## [Problem details]
Output all the data exactly. Pictures do not belong in the copy.

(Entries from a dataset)
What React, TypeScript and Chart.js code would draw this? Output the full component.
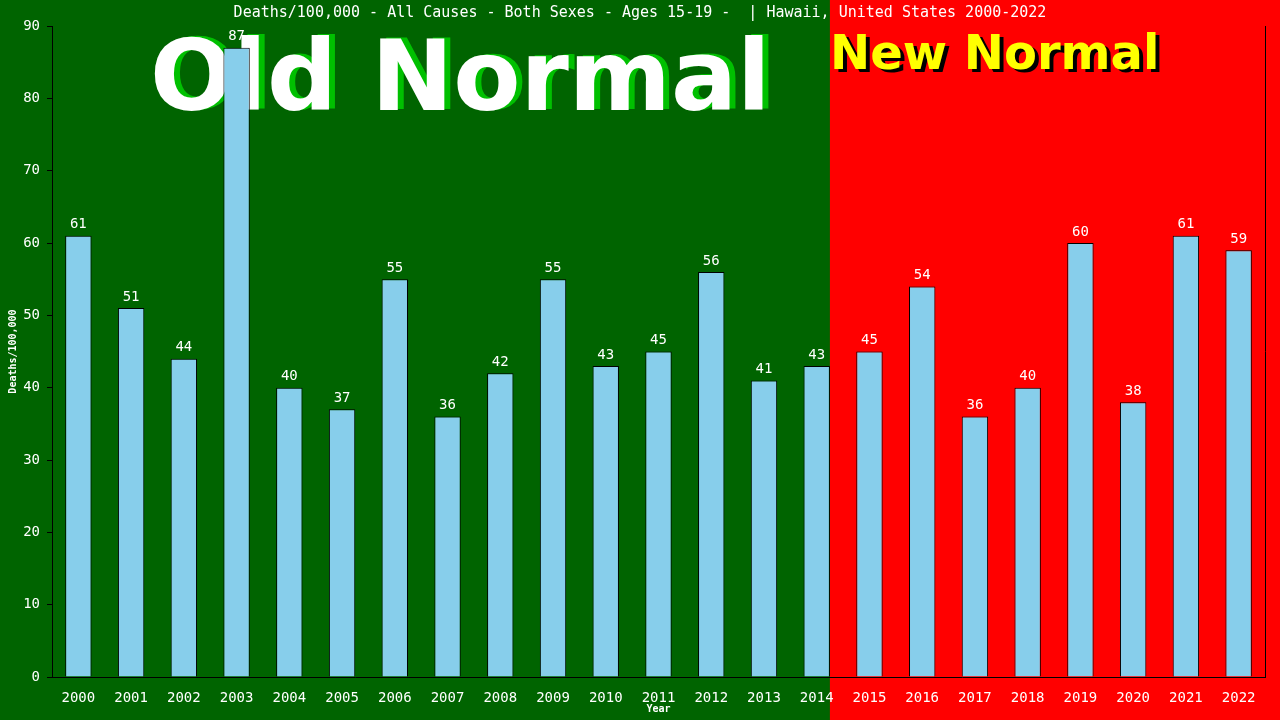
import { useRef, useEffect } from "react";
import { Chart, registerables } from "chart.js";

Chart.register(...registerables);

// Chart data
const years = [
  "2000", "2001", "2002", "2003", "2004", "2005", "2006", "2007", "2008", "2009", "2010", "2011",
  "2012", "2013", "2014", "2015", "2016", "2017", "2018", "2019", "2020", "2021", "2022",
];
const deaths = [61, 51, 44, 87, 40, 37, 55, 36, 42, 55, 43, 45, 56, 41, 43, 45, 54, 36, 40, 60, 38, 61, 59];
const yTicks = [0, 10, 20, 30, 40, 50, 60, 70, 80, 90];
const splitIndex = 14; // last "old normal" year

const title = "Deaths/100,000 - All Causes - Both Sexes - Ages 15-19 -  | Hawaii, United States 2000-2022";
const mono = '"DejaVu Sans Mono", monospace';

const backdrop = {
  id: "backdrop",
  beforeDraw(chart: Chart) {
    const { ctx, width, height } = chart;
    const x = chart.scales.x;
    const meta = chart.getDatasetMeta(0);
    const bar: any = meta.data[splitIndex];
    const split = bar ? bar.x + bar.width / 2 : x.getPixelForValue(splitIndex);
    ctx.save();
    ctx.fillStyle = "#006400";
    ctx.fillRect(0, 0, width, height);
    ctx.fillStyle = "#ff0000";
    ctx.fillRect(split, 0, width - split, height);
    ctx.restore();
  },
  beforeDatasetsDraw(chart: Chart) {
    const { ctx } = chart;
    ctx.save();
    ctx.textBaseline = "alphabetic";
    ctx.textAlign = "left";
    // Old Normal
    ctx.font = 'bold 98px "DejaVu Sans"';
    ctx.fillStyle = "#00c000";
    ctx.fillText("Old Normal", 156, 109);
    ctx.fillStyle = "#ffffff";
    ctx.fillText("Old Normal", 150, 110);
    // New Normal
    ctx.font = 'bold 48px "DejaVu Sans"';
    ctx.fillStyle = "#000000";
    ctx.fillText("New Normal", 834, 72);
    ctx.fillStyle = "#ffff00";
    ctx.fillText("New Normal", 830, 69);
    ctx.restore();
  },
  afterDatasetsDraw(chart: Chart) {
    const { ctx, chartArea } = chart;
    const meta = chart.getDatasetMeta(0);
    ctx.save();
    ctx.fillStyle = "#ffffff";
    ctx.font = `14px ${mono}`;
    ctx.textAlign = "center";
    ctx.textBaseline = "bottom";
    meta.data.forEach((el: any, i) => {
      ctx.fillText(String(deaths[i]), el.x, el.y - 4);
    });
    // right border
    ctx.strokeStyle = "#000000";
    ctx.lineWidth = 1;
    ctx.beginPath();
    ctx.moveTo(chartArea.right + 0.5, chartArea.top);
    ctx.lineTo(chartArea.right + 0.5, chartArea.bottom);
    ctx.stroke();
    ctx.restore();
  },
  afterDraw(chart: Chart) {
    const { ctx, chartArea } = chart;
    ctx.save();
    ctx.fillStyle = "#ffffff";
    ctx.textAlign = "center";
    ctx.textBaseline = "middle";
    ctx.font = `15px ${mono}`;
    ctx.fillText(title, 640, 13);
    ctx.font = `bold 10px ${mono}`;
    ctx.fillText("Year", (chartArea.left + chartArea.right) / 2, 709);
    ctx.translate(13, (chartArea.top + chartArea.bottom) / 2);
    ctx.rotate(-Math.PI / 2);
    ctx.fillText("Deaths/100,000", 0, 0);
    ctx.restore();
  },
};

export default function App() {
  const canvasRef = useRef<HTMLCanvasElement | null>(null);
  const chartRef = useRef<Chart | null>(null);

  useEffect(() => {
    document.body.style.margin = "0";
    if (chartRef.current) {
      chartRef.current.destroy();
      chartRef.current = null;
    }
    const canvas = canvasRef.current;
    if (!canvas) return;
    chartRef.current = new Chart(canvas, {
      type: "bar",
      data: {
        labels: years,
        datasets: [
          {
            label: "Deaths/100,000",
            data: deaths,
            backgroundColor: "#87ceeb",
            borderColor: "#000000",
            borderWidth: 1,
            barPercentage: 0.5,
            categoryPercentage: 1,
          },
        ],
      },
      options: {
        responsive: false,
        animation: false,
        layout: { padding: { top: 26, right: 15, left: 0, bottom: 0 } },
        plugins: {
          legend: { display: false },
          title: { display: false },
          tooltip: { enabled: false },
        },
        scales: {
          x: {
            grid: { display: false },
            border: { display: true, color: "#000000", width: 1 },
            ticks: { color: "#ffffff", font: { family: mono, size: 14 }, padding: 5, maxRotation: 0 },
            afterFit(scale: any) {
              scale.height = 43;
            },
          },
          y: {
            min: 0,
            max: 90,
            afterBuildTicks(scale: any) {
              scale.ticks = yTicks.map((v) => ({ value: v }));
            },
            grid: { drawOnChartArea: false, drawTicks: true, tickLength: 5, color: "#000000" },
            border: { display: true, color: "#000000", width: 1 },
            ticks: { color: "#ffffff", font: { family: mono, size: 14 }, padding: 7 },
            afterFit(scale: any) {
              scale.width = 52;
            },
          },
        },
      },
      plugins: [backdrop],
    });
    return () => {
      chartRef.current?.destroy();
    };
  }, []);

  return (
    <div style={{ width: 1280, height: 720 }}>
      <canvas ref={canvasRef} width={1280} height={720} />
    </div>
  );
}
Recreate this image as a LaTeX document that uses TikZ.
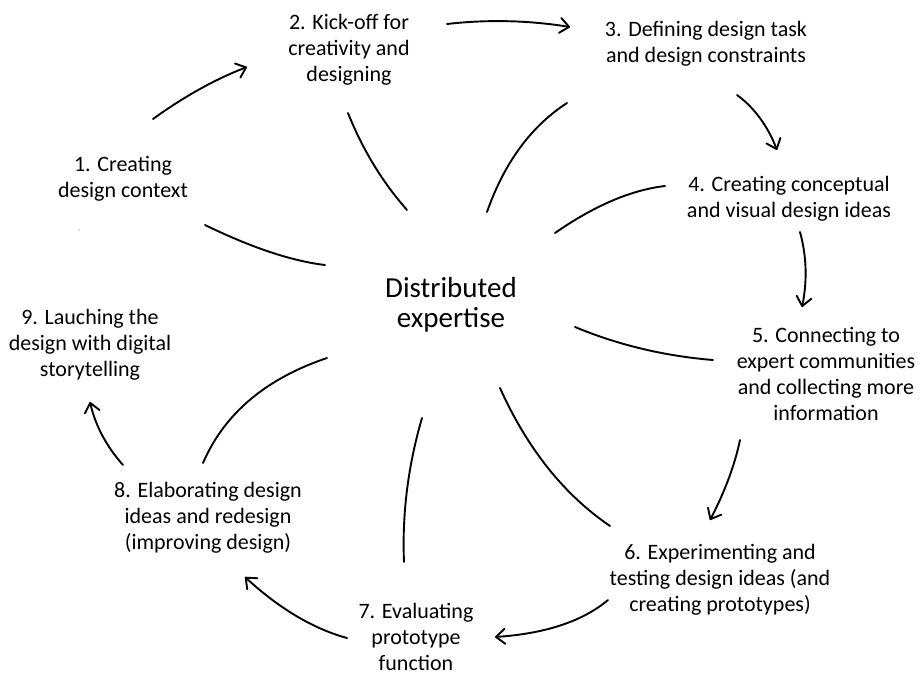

## [Problem solution]
What React, TypeScript and Chart.js code would draw this? Output the full component.
import { useRef, useEffect } from "react";
import { Chart, registerables } from "chart.js";

Chart.register(...registerables);

// Chart data
const years = [
  "2000", "2001", "2002", "2003", "2004", "2005", "2006", "2007", "2008", "2009", "2010", "2011",
  "2012", "2013", "2014", "2015", "2016", "2017", "2018", "2019", "2020", "2021", "2022",
];
const deaths = [61, 51, 44, 87, 40, 37, 55, 36, 42, 55, 43, 45, 56, 41, 43, 45, 54, 36, 40, 60, 38, 61, 59];
const yTicks = [0, 10, 20, 30, 40, 50, 60, 70, 80, 90];
const splitIndex = 14; // last "old normal" year

const title = "Deaths/100,000 - All Causes - Both Sexes - Ages 15-19 -  | Hawaii, United States 2000-2022";
const mono = '"DejaVu Sans Mono", monospace';

const backdrop = {
  id: "backdrop",
  beforeDraw(chart: Chart) {
    const { ctx, width, height } = chart;
    const x = chart.scales.x;
    const meta = chart.getDatasetMeta(0);
    const bar: any = meta.data[splitIndex];
    const split = bar ? bar.x + bar.width / 2 : x.getPixelForValue(splitIndex);
    ctx.save();
    ctx.fillStyle = "#006400";
    ctx.fillRect(0, 0, width, height);
    ctx.fillStyle = "#ff0000";
    ctx.fillRect(split, 0, width - split, height);
    ctx.restore();
  },
  beforeDatasetsDraw(chart: Chart) {
    const { ctx } = chart;
    ctx.save();
    ctx.textBaseline = "alphabetic";
    ctx.textAlign = "left";
    // Old Normal
    ctx.font = 'bold 98px "DejaVu Sans"';
    ctx.fillStyle = "#00c000";
    ctx.fillText("Old Normal", 156, 109);
    ctx.fillStyle = "#ffffff";
    ctx.fillText("Old Normal", 150, 110);
    // New Normal
    ctx.font = 'bold 48px "DejaVu Sans"';
    ctx.fillStyle = "#000000";
    ctx.fillText("New Normal", 834, 72);
    ctx.fillStyle = "#ffff00";
    ctx.fillText("New Normal", 830, 69);
    ctx.restore();
  },
  afterDatasetsDraw(chart: Chart) {
    const { ctx, chartArea } = chart;
    const meta = chart.getDatasetMeta(0);
    ctx.save();
    ctx.fillStyle = "#ffffff";
    ctx.font = `14px ${mono}`;
    ctx.textAlign = "center";
    ctx.textBaseline = "bottom";
    meta.data.forEach((el: any, i) => {
      ctx.fillText(String(deaths[i]), el.x, el.y - 4);
    });
    // right border
    ctx.strokeStyle = "#000000";
    ctx.lineWidth = 1;
    ctx.beginPath();
    ctx.moveTo(chartArea.right + 0.5, chartArea.top);
    ctx.lineTo(chartArea.right + 0.5, chartArea.bottom);
    ctx.stroke();
    ctx.restore();
  },
  afterDraw(chart: Chart) {
    const { ctx, chartArea } = chart;
    ctx.save();
    ctx.fillStyle = "#ffffff";
    ctx.textAlign = "center";
    ctx.textBaseline = "middle";
    ctx.font = `15px ${mono}`;
    ctx.fillText(title, 640, 13);
    ctx.font = `bold 10px ${mono}`;
    ctx.fillText("Year", (chartArea.left + chartArea.right) / 2, 709);
    ctx.translate(13, (chartArea.top + chartArea.bottom) / 2);
    ctx.rotate(-Math.PI / 2);
    ctx.fillText("Deaths/100,000", 0, 0);
    ctx.restore();
  },
};

export default function App() {
  const canvasRef = useRef<HTMLCanvasElement | null>(null);
  const chartRef = useRef<Chart | null>(null);

  useEffect(() => {
    document.body.style.margin = "0";
    if (chartRef.current) {
      chartRef.current.destroy();
      chartRef.current = null;
    }
    const canvas = canvasRef.current;
    if (!canvas) return;
    chartRef.current = new Chart(canvas, {
      type: "bar",
      data: {
        labels: years,
        datasets: [
          {
            label: "Deaths/100,000",
            data: deaths,
            backgroundColor: "#87ceeb",
            borderColor: "#000000",
            borderWidth: 1,
            barPercentage: 0.5,
            categoryPercentage: 1,
          },
        ],
      },
      options: {
        responsive: false,
        animation: false,
        layout: { padding: { top: 26, right: 15, left: 0, bottom: 0 } },
        plugins: {
          legend: { display: false },
          title: { display: false },
          tooltip: { enabled: false },
        },
        scales: {
          x: {
            grid: { display: false },
            border: { display: true, color: "#000000", width: 1 },
            ticks: { color: "#ffffff", font: { family: mono, size: 14 }, padding: 5, maxRotation: 0 },
            afterFit(scale: any) {
              scale.height = 43;
            },
          },
          y: {
            min: 0,
            max: 90,
            afterBuildTicks(scale: any) {
              scale.ticks = yTicks.map((v) => ({ value: v }));
            },
            grid: { drawOnChartArea: false, drawTicks: true, tickLength: 5, color: "#000000" },
            border: { display: true, color: "#000000", width: 1 },
            ticks: { color: "#ffffff", font: { family: mono, size: 14 }, padding: 7 },
            afterFit(scale: any) {
              scale.width = 52;
            },
          },
        },
      },
      plugins: [backdrop],
    });
    return () => {
      chartRef.current?.destroy();
    };
  }, []);

  return (
    <div style={{ width: 1280, height: 720 }}>
      <canvas ref={canvasRef} width={1280} height={720} />
    </div>
  );
}
Recreate this image as a LaTeX document that uses TikZ.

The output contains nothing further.